**WHAT IS REQUIRED**
Every line that holds the string "this" is to be identified and copied.

**DATA FOR THE TASK**
┄┄┄┄┄┄
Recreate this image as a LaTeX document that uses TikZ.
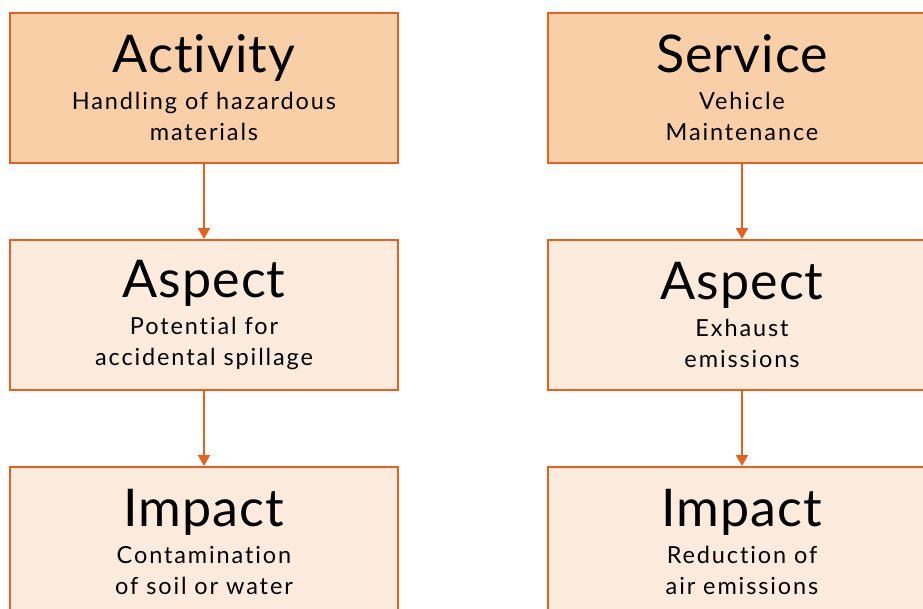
┄┄┄┄┄┄
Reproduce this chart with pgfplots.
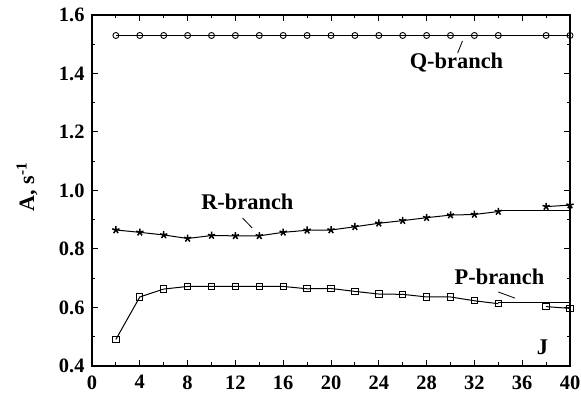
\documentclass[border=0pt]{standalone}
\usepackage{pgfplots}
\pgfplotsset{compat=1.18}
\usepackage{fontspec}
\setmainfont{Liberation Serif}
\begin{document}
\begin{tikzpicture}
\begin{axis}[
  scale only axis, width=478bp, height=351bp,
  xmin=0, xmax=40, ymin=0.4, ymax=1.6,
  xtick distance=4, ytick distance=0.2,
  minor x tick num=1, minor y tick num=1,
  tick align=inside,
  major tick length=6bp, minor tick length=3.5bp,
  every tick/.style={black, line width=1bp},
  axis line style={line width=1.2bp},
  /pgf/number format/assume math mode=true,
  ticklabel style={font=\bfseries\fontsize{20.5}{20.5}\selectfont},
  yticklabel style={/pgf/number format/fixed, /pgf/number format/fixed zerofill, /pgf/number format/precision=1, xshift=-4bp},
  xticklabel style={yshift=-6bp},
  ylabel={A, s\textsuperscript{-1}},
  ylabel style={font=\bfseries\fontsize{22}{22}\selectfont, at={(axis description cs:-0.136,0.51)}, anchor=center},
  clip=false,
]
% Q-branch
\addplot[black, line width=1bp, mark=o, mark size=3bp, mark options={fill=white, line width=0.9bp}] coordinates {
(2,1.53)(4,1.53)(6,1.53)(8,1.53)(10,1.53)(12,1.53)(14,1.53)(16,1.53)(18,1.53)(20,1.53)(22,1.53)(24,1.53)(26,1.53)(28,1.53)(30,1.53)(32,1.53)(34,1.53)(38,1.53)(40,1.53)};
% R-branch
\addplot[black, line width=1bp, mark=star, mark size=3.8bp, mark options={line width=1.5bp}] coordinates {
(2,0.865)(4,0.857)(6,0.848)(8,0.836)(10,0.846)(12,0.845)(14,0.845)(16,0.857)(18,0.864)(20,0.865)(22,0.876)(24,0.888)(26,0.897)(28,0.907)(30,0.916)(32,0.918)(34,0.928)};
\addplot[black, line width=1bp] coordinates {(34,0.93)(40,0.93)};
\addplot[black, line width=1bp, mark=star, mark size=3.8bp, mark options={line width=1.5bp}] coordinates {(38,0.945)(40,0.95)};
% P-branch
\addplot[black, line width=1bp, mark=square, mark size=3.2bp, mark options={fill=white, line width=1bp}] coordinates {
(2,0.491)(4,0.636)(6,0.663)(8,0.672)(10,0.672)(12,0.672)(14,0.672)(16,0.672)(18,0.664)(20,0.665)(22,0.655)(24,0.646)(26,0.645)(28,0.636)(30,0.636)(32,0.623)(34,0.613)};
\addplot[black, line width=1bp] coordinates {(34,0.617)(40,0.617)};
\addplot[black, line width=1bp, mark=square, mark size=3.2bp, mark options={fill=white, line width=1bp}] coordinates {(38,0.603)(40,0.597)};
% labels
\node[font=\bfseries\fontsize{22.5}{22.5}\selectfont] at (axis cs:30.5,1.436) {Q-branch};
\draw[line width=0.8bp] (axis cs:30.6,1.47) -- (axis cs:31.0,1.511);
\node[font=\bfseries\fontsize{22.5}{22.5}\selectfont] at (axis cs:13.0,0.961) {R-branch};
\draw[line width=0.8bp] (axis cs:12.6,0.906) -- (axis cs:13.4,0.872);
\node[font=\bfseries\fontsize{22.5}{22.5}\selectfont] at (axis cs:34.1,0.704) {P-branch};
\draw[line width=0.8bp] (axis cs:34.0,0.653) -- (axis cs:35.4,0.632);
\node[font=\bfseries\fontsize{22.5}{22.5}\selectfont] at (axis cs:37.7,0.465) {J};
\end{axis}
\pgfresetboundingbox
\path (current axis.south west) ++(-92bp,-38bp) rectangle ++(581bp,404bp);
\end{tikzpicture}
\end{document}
┄┄┄┄┄┄
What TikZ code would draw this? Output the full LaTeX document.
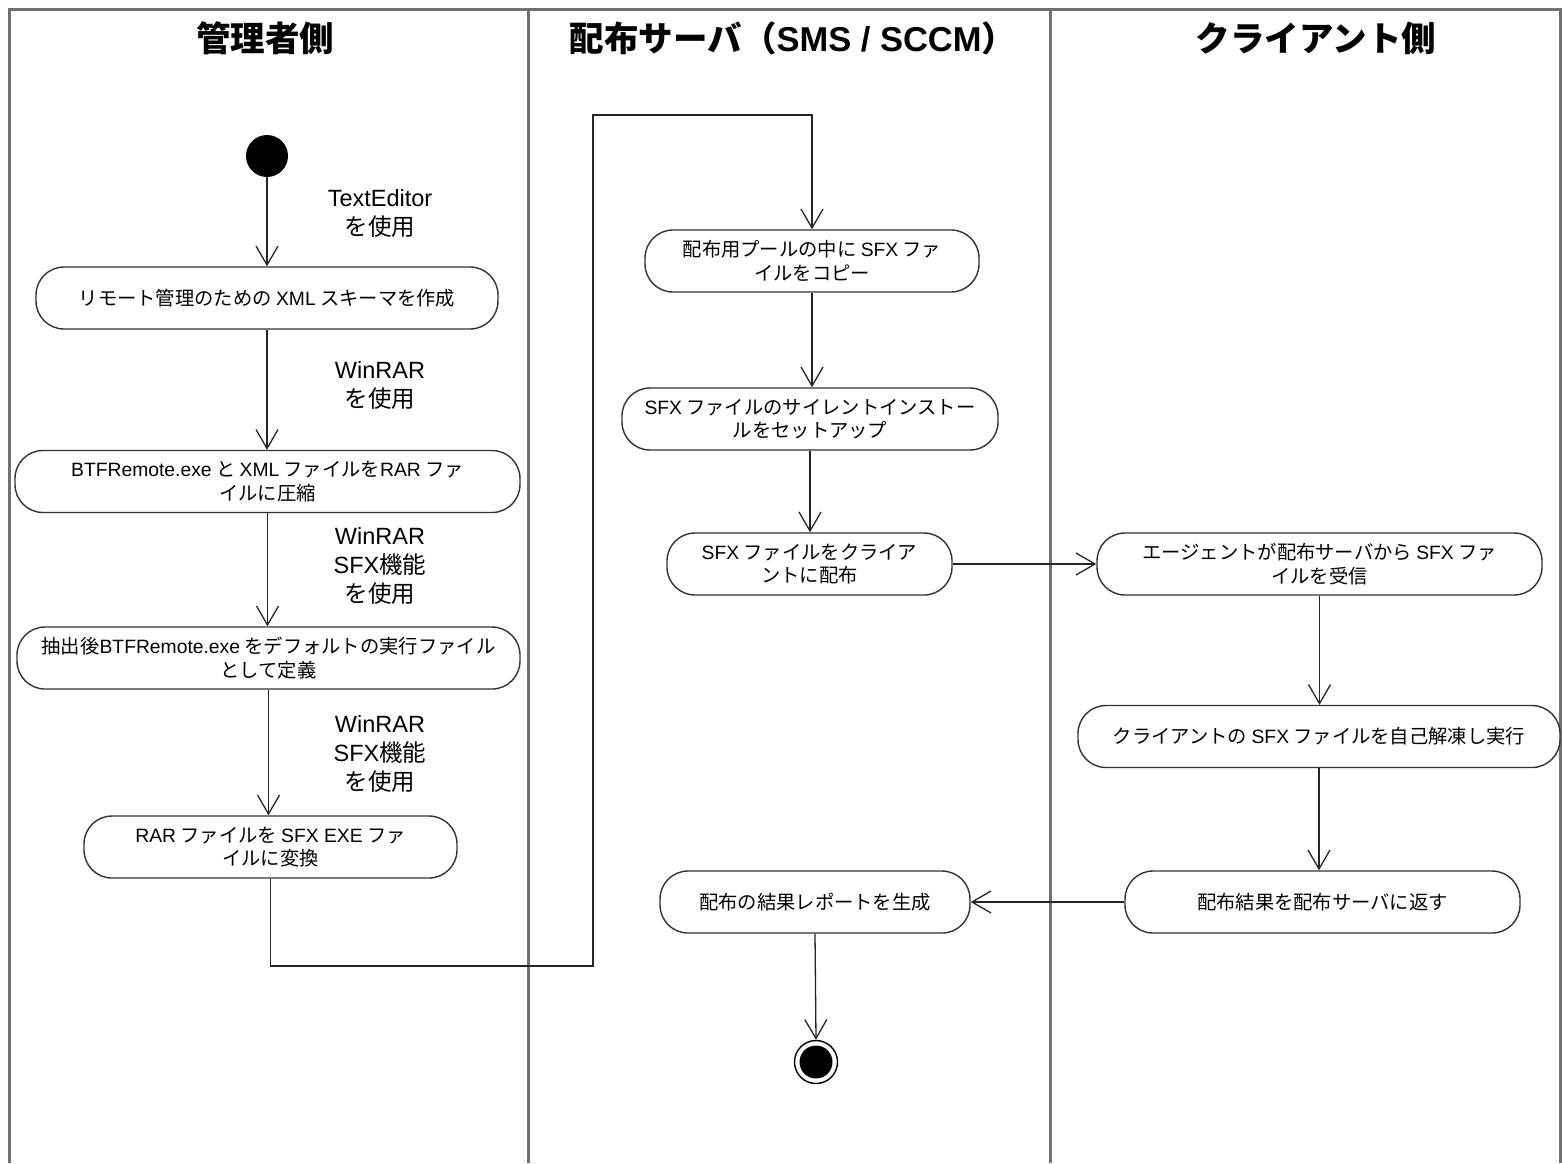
┄┄┄┄┄┄
**TASK OUTPUT**
Recreate this image as a LaTeX document that uses TikZ.
Reproduce this chart with pgfplots.
What TikZ code would draw this? Output the full LaTeX document.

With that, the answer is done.